Don't underestimate, however, how scary this situation can be to someone who doesn't know your dog. At his age, he is probably very big and strong, and jumping up to reach their face... OMG it's only a matter of time before someone reports you.

Obi is much better now with the jumping up, but he's 3 now and its taken for him to mature to calm down.

I think you need to get back to basics with him. Be consistent 100% of the time and he will get better. Good luck.
Tanya


----------



## Dougal (Jan 26, 2009)

Thanks for the advice Tanya.

It's helps to know others have experienced the same problems. 

You are right - this does need to be dealt with urgently.


----------



## mylissyk (Feb 25, 2007)

My first concern is the 4 year old child! Please find a way to impress on your child DO NOT open the door, opening the door is for adults only! Not just for the dog's sake, but your child and your family's, you never know who might be on the other side.

I think you may be right about spending the money being well worth it.


----------



## Sienna's Mom (Oct 23, 2007)

We have a goofball 2 year old who goes nuts when people come to the door. She goes nuts when she greets our neighbors. What we've done is have her go to crate (she gets a treat) before we open the door. Otherwise she is jumping all over trying to say hello. She is in the crate until she calms down.

If my son has a friend come over, we hold Sienna by the collar and let her say hello after the friend has come inside and she will calm down after a bit. Sometimes she will still try and come up and sniff and be playful but she will usually listen to us redirecting her.

It is hard when my son gets silly and it stirs her up.
I have tried to drill into my son never to open the door, but it doesn't always work- you can never be to careful- expecially if you don't know the person. Since your little one is 4 I would have to say to lock the door.

I would love to have Sienna off leash outside of the yard, but she gets so excited she is off and running and thinks it's all a game. Meanwhile my heart is in my throat the nearer she gets to the road.

Good luck, if you don't use a crate, then all I can suggest is a good leash to hook on before the door gets opened.


----------



## Dougal (Jan 26, 2009)

hey everyone. Thanks again.

I do usually lock the door! Just that one blooming time that I forgot.... it rang! Crazy huh!
He was told firmly last night to not open the door. I'm a mother, my instincts are in tact!

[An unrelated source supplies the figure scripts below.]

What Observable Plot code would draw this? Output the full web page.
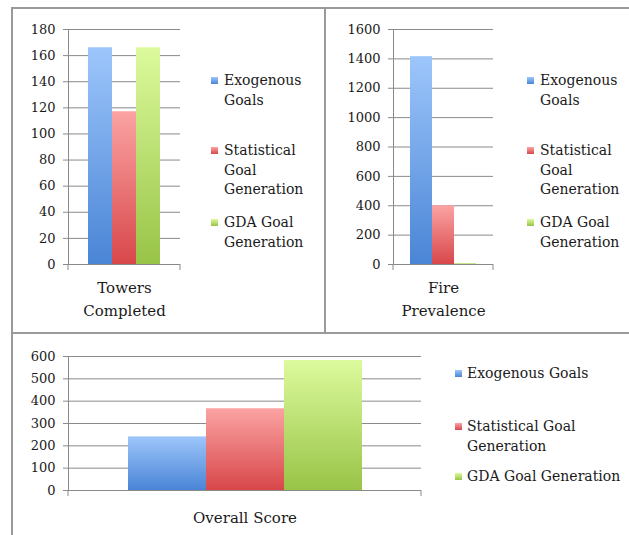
<!DOCTYPE html>
<html>
<head>
<meta charset="utf-8">
<script src="https://cdn.jsdelivr.net/npm/d3@7"></script>
<script src="https://cdn.jsdelivr.net/npm/@observablehq/plot@0.6"></script>
<style>
  html, body { margin: 0; padding: 0; background: #fff; }
  #chart { position: relative; width: 629px; height: 535px; background: #fff; overflow: hidden; font-family: 'DejaVu Serif', serif; color: #1a1a1a; }
  .plt { position: absolute; left: 0; top: 0; }
  .plt line, .plt path { stroke: #8a8a8a; }
  .border { position: absolute; background: #9a9a9a; }
  .leg { position: absolute; font-size: 14px; line-height: 19.5px; color: #1a1a1a; }
  .sw { position: absolute; width: 7px; height: 7px; }
</style>
</head>
<body>
<svg width="0" height="0" style="position:absolute">
  <defs>
    <linearGradient id="gBlue" x1="0" y1="0" x2="0" y2="1">
      <stop offset="0" stop-color="#9dc6fb"/><stop offset="1" stop-color="#4a85d6"/>
    </linearGradient>
    <linearGradient id="gRed" x1="0" y1="0" x2="0" y2="1">
      <stop offset="0" stop-color="#fba3a3"/><stop offset="1" stop-color="#d8474a"/>
    </linearGradient>
    <linearGradient id="gGreen" x1="0" y1="0" x2="0" y2="1">
      <stop offset="0" stop-color="#dcfa9c"/><stop offset="1" stop-color="#98c447"/>
    </linearGradient>
  </defs>
</svg>
<div id="chart"></div>
<script>
// ---- data ----
const series = ["Exogenous Goals", "Statistical Goal Generation", "GDA Goal Generation"];
const categories = ["Towers Completed", "Fire Prevalence", "Overall Score"];
const towersValues = [166, 117, 166];
const fireValues = [1415, 400, 6];
const overallValues = [240, 366, 582];
const towersTicks = [0, 20, 40, 60, 80, 100, 120, 140, 160, 180];
const fireTicks = [0, 200, 400, 600, 800, 1000, 1200, 1400, 1600];
const overallTicks = [0, 100, 200, 300, 400, 500, 600];
const fills = ["url(#gBlue)", "url(#gRed)", "url(#gGreen)"];
const swatchCss = [
  "linear-gradient(#9dc6fb,#4a85d6)",
  "linear-gradient(#fba3a3,#d8474a)",
  "linear-gradient(#dcfa9c,#98c447)"
];

const chart = document.getElementById("chart");
const W = 629, H = 535;

function panel({values, category, ticks, left, right, top, bottom, padOuter, wrap, labelDy}) {
  const rows = series.map((s, i) => ({series: s, value: values[i]}));
  const p = Plot.plot({
    width: W, height: H,
    marginLeft: left, marginRight: W - right, marginTop: top, marginBottom: H - bottom,
    style: {fontFamily: "'DejaVu Serif', serif", fontSize: "13px", background: "transparent", color: "#1a1a1a", overflow: "visible"},
    x: {domain: series, paddingInner: 0, paddingOuter: padOuter, axis: null},
    y: {domain: [0, d3.max(ticks)], ticks: ticks, tickFormat: d => String(d), tickSize: 5, tickPadding: 8, line: true, label: null},
    color: {type: "ordinal", domain: series, range: fills},
    marks: [
      Plot.ruleY(ticks.filter(d => d > 0), {stroke: "#8a8a8a"}),
      Plot.barY(rows, {x: "series", y: "value", fill: "series"}),
      Plot.ruleY([0], {stroke: "#8a8a8a"}),
      (index, scales, vals, dims) => {
        const g = d3.create("svg:g");
        const y0 = scales.y(0);
        for (const x of [dims.marginLeft, dims.width - dims.marginRight]) {
          g.append("line").attr("x1", x).attr("x2", x).attr("y1", y0).attr("y2", y0 + 6).attr("stroke", "#8a8a8a");
        }
        return g.node();
      },
      Plot.text([category], {
        frameAnchor: "bottom", lineAnchor: "top", dy: labelDy,
        text: d => wrap ? d.replace(" ", "\n") : d,
        fontSize: 15, lineHeight: 1.53, fill: "#1a1a1a"
      })
    ]
  });
  p.classList.add("plt");
  chart.appendChild(p);
}

panel({values: towersValues, category: categories[0], ticks: towersTicks, left: 68, right: 180, top: 29, bottom: 264, padOuter: 0.8, wrap: true, labelDy: 12});
panel({values: fireValues, category: categories[1], ticks: fireTicks, left: 393, right: 493, top: 29, bottom: 264, padOuter: 0.7, wrap: true, labelDy: 12});
panel({values: overallValues, category: categories[2], ticks: overallTicks, left: 68, right: 421, top: 356, bottom: 490, padOuter: 0.75, wrap: false, labelDy: 16});

// ---- borders ----
function line(x, y, w, h) {
  const d = document.createElement("div");
  d.className = "border";
  Object.assign(d.style, {left: x + "px", top: y + "px", width: w + "px", height: h + "px"});
  chart.appendChild(d);
}
line(11, 7, W - 11, 2);
line(11, 7, 2, H - 7);
line(324, 7, 2, 326);
line(11, 332, W - 11, 2);

// ---- legends ----
function legend(sx, tx, width, tops) {
  series.forEach((s, i) => {
    const sw = document.createElement("div");
    sw.className = "sw";
    Object.assign(sw.style, {left: sx + "px", top: (tops[i] + 6) + "px", background: swatchCss[i]});
    chart.appendChild(sw);
    const t = document.createElement("div");
    t.className = "leg";
    t.textContent = s;
    Object.assign(t.style, {left: tx + "px", top: tops[i] + "px", width: width + "px"});
    chart.appendChild(t);
  });
}
legend(211, 224, 96, [71, 141, 213]);
legend(527, 540, 88, [71, 141, 213]);
legend(455, 467, 160, [364, 417, 467]);
</script>
</body>
</html>
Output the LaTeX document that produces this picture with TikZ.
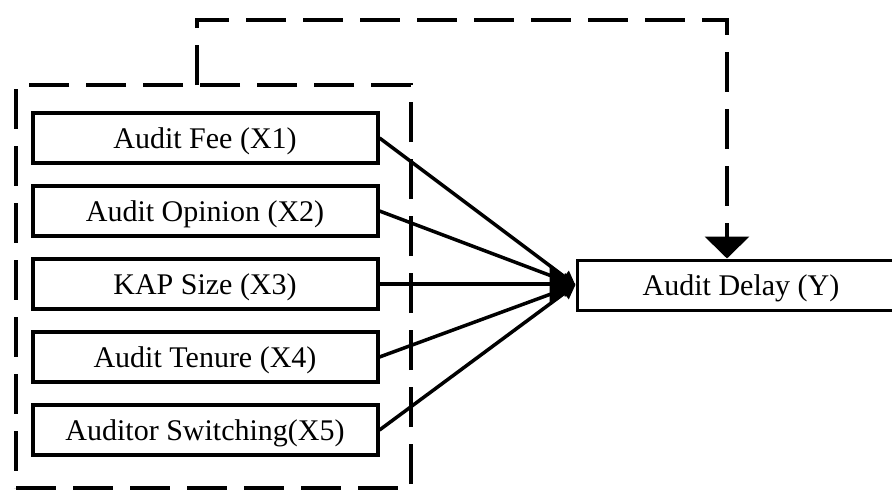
\documentclass[tikz,border=0pt]{standalone}
\usepackage{fontspec}
\setmainfont{Liberation Serif}
\usetikzlibrary{arrows.meta,positioning}

\begin{document}
\begin{tikzpicture}[x=1pt,y=-1pt,
  varbox/.style={draw,line width=4pt,minimum width=345pt,minimum height=50pt,inner sep=0pt,
    font=\fontsize{30}{30}\selectfont,text height=20pt,text depth=0pt},
  link/.style={line width=3.5pt,-{Triangle[length=14pt,width=14pt]}},
  mainlink/.style={line width=3.5pt,-{Triangle[length=26pt,width=40pt]}},
  dashline/.style={line width=4pt,dash pattern=on 40pt off 17pt}]
  \useasboundingbox (0,0) rectangle (892,490);
  \clip (0,0) rectangle (892,490);
  % independent variables
  \node[varbox] (fee) at (205,138) {Audit Fee (X1)};
  \node[varbox,below=19pt of fee] (opinion) {Audit Opinion (X2)};
  \node[varbox,below=19pt of opinion] (size) {KAP Size (X3)};
  \node[varbox,below=19pt of size] (tenure) {Audit Tenure (X4)};
  \node[varbox,below=19pt of tenure] (switching) {Auditor Switching(X5)};
  \node[dashline,draw,minimum width=395pt,minimum height=403pt] (group) at (213.5,286.5) {};
  % dependent variable
  \node[varbox,line width=3pt,minimum width=328pt] (delay) at (741,285) {Audit Delay (Y)};
  \foreach \n in {fee,opinion,tenure,switching}
    \draw[link] (\n.east) -- (delay.west);
  \draw[mainlink] (size.east) -- (delay.west |- size.east);
  % group effect
  \coordinate (tap) at (197,85);
  \coordinate (corner) at (727,20);
  \draw[dashline,-{Triangle[length=22pt,width=44pt]}] (tap) |- (corner) -- (corner |- delay.north);
\end{tikzpicture}
\end{document}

Without sounding nasty, could we please stick to the topic of my dog.


----------



## RummysMum (Jan 9, 2009)

I would first suggest more classes, a single 6 week starter class is just the beginning, think of it as an intro and basics, but not the full deal. He needs classes where he learns proper off leash behavior so he doesn't continue bad habits and will come when recalled, sit when told to sit, etc. He sounds like a great candidate for agility training as well. I would not unleash him anymore until he learns better habits.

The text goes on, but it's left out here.